→ PROBLEM STATEMENT:
Look for the line containing "Generate a Python" and the line containing "base = alt.Chart(df)" in the entries below. Copy those two and all lines between them exactly, leaving out pictures.

--- start TASK INPUT ---

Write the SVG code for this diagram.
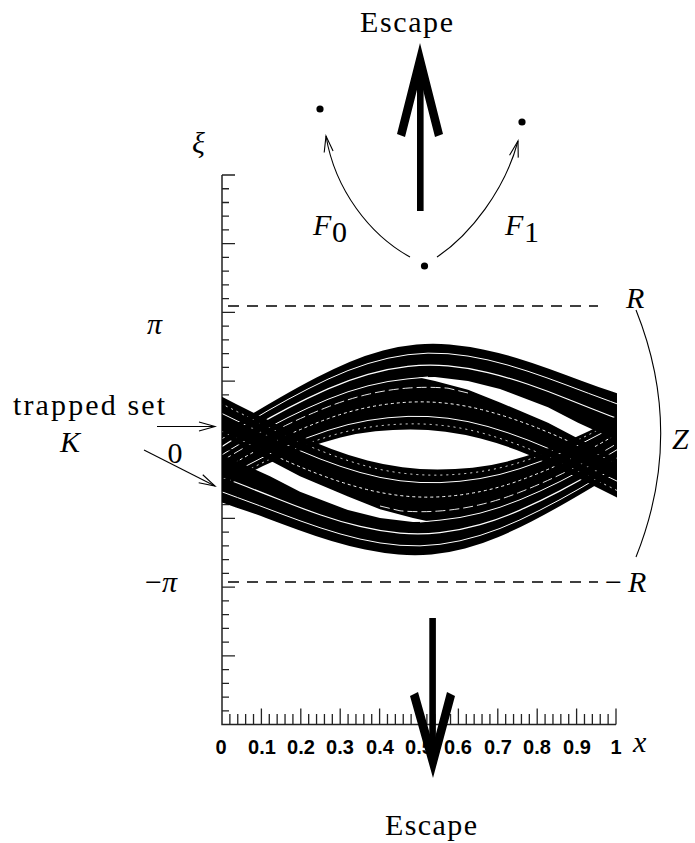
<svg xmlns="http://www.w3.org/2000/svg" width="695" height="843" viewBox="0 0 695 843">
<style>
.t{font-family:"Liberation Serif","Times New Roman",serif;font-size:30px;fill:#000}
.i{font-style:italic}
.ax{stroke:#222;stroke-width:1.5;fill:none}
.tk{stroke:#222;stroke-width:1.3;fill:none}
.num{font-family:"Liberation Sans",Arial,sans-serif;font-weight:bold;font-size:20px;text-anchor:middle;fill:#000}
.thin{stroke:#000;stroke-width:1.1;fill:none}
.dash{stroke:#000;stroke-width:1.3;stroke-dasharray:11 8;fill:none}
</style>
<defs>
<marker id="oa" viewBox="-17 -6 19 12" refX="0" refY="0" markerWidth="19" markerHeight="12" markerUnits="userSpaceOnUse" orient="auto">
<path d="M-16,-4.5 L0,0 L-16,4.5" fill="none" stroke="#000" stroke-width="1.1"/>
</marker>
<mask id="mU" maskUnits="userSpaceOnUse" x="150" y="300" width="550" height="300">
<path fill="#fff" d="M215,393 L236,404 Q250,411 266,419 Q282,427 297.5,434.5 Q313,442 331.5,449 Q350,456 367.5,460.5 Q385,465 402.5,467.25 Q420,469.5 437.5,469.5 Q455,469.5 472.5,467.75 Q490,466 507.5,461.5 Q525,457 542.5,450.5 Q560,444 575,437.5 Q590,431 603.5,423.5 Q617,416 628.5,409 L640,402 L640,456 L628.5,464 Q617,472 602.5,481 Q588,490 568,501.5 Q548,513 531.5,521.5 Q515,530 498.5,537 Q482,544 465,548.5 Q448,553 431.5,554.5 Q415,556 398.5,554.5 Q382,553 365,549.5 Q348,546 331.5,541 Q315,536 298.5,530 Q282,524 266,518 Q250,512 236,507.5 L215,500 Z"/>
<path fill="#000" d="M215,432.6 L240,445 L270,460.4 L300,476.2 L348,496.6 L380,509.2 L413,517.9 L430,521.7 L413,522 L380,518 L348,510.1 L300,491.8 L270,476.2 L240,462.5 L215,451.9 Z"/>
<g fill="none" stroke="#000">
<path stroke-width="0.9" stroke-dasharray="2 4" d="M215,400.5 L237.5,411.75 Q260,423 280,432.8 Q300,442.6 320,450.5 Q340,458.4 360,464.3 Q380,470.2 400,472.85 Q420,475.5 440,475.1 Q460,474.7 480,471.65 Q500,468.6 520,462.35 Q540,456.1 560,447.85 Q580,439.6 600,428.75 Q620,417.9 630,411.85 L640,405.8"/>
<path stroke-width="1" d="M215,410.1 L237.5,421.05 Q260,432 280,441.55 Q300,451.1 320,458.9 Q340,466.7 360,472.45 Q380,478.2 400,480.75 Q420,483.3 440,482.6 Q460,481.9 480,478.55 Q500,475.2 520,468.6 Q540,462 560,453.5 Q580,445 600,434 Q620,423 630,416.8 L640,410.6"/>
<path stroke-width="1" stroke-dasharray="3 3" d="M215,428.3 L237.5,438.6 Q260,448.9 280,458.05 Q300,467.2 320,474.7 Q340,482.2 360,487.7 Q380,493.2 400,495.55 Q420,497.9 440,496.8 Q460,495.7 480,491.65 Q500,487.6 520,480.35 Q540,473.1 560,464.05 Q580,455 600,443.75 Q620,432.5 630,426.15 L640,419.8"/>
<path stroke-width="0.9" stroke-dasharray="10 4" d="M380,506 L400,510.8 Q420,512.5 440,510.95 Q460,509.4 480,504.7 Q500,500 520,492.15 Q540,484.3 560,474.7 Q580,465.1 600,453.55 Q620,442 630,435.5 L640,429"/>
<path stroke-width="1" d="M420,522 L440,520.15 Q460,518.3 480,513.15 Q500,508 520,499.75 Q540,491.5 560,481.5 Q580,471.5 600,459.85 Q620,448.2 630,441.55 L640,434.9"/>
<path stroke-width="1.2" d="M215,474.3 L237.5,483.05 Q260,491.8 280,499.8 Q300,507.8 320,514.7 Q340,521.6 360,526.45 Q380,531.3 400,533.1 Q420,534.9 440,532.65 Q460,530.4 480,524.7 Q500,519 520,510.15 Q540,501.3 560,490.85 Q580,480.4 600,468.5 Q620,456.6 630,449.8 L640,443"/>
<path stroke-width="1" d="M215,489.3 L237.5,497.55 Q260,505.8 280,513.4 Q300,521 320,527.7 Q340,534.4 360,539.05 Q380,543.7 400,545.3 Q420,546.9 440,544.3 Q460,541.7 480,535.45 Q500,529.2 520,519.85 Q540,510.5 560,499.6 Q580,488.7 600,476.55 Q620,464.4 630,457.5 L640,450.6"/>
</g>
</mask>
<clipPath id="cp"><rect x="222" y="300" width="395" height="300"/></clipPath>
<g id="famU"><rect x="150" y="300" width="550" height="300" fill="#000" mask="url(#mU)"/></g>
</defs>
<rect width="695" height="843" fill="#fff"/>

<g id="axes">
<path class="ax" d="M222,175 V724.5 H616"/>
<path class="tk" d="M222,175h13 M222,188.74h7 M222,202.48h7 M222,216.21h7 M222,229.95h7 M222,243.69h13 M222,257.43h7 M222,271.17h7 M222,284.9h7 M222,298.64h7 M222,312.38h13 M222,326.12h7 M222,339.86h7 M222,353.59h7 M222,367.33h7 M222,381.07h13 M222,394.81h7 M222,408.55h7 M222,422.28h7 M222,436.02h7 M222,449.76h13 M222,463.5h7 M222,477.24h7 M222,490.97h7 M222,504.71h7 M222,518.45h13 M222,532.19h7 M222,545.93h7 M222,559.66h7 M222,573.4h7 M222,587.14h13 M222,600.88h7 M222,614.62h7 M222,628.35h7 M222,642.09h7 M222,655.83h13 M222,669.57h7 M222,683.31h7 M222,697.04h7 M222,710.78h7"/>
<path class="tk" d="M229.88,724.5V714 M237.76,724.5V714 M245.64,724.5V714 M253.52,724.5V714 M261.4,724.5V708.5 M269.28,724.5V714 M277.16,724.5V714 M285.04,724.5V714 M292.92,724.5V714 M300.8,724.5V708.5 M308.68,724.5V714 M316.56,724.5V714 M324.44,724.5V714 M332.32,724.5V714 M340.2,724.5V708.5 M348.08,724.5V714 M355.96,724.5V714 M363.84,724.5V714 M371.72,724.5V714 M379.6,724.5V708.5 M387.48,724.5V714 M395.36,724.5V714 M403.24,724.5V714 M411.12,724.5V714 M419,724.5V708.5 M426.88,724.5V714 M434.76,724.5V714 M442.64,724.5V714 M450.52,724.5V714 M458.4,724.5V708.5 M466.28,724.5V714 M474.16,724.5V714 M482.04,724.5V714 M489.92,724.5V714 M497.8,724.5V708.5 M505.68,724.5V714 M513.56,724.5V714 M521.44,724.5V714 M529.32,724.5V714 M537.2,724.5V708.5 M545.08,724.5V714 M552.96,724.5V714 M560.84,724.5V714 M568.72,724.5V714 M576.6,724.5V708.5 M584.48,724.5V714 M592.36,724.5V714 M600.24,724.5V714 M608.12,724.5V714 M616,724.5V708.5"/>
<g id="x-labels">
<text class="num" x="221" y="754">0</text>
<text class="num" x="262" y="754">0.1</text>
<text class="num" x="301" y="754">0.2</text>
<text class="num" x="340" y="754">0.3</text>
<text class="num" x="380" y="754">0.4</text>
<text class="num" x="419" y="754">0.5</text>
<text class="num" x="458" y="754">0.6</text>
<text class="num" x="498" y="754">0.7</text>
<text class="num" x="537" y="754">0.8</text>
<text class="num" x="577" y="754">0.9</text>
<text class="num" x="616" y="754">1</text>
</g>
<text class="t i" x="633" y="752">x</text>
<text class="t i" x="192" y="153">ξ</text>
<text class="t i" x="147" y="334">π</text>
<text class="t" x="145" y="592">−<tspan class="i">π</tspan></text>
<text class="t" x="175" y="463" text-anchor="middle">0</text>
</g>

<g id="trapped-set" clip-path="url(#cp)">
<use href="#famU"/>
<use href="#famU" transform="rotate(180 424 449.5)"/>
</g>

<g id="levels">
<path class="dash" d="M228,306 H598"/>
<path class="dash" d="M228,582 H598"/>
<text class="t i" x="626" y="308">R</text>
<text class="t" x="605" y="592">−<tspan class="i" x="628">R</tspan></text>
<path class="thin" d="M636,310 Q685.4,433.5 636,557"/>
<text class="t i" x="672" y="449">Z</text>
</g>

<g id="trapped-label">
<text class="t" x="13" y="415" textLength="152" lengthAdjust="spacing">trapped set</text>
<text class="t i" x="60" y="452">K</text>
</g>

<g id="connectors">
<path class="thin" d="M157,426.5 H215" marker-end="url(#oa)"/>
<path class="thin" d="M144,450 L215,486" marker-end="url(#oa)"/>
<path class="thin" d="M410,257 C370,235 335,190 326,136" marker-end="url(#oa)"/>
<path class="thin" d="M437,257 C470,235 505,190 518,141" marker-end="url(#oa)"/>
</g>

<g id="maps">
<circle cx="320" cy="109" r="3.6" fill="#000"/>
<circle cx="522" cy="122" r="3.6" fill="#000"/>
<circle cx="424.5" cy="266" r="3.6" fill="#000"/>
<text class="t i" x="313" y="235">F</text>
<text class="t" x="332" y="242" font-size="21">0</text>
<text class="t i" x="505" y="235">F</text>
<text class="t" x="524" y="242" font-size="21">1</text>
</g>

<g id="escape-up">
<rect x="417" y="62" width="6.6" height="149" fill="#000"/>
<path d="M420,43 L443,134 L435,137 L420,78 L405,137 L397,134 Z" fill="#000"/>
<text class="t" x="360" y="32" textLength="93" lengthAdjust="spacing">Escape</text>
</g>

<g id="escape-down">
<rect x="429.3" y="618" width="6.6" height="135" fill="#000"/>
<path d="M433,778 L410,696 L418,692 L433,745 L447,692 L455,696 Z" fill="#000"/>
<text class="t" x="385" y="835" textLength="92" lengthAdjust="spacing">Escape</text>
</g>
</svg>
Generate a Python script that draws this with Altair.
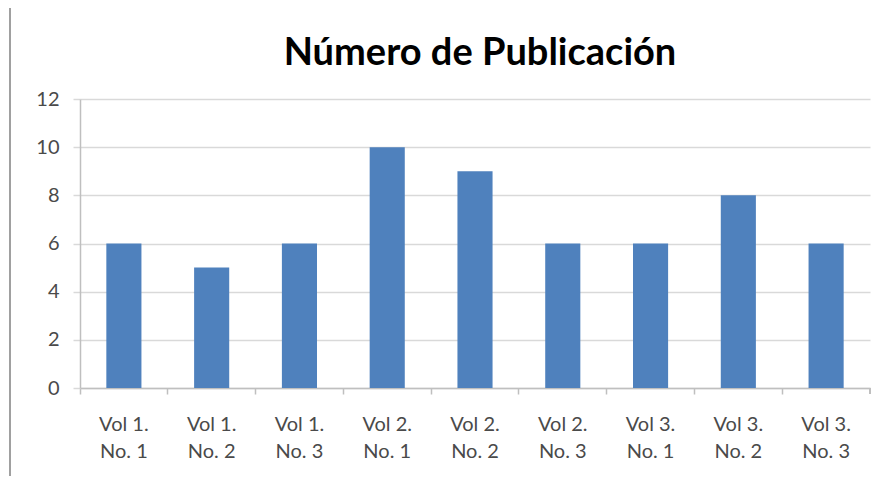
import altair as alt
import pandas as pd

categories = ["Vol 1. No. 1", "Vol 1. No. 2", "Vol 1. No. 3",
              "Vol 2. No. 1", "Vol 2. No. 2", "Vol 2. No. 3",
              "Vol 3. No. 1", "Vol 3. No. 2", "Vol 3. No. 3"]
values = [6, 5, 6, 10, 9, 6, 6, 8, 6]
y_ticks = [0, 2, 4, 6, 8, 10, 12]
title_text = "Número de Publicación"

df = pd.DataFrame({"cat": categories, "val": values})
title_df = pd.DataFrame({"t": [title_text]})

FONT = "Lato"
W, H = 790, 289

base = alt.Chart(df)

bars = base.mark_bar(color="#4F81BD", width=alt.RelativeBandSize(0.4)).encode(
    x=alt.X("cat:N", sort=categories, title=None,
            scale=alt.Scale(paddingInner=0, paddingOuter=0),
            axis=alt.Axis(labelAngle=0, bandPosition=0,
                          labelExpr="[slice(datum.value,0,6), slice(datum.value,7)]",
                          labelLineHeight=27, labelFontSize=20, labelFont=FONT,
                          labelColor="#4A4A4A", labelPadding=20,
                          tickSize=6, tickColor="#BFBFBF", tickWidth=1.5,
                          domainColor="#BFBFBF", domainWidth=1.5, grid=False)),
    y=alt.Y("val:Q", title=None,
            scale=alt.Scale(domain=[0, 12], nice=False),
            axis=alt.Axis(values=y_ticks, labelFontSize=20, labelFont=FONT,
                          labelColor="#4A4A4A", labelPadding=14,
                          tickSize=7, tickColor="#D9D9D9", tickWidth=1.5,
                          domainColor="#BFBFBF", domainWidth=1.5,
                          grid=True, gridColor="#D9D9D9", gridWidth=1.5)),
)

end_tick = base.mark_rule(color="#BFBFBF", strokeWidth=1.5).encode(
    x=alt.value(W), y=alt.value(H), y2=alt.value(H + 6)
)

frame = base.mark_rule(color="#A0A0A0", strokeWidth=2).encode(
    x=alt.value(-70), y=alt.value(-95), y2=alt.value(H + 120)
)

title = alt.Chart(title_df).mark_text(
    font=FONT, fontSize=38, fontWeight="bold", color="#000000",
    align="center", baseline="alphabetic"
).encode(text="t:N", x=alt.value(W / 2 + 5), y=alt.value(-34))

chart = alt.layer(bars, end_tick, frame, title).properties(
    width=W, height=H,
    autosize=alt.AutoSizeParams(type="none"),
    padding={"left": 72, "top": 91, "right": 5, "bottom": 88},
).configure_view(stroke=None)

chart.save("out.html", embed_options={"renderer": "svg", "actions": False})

--- end TASK INPUT ---

→ RESULT OF THIS TASK:
Generate a Python script that draws this with Altair.
import altair as alt
import pandas as pd

categories = ["Vol 1. No. 1", "Vol 1. No. 2", "Vol 1. No. 3",
              "Vol 2. No. 1", "Vol 2. No. 2", "Vol 2. No. 3",
              "Vol 3. No. 1", "Vol 3. No. 2", "Vol 3. No. 3"]
values = [6, 5, 6, 10, 9, 6, 6, 8, 6]
y_ticks = [0, 2, 4, 6, 8, 10, 12]
title_text = "Número de Publicación"

df = pd.DataFrame({"cat": categories, "val": values})
title_df = pd.DataFrame({"t": [title_text]})

FONT = "Lato"
W, H = 790, 289

base = alt.Chart(df)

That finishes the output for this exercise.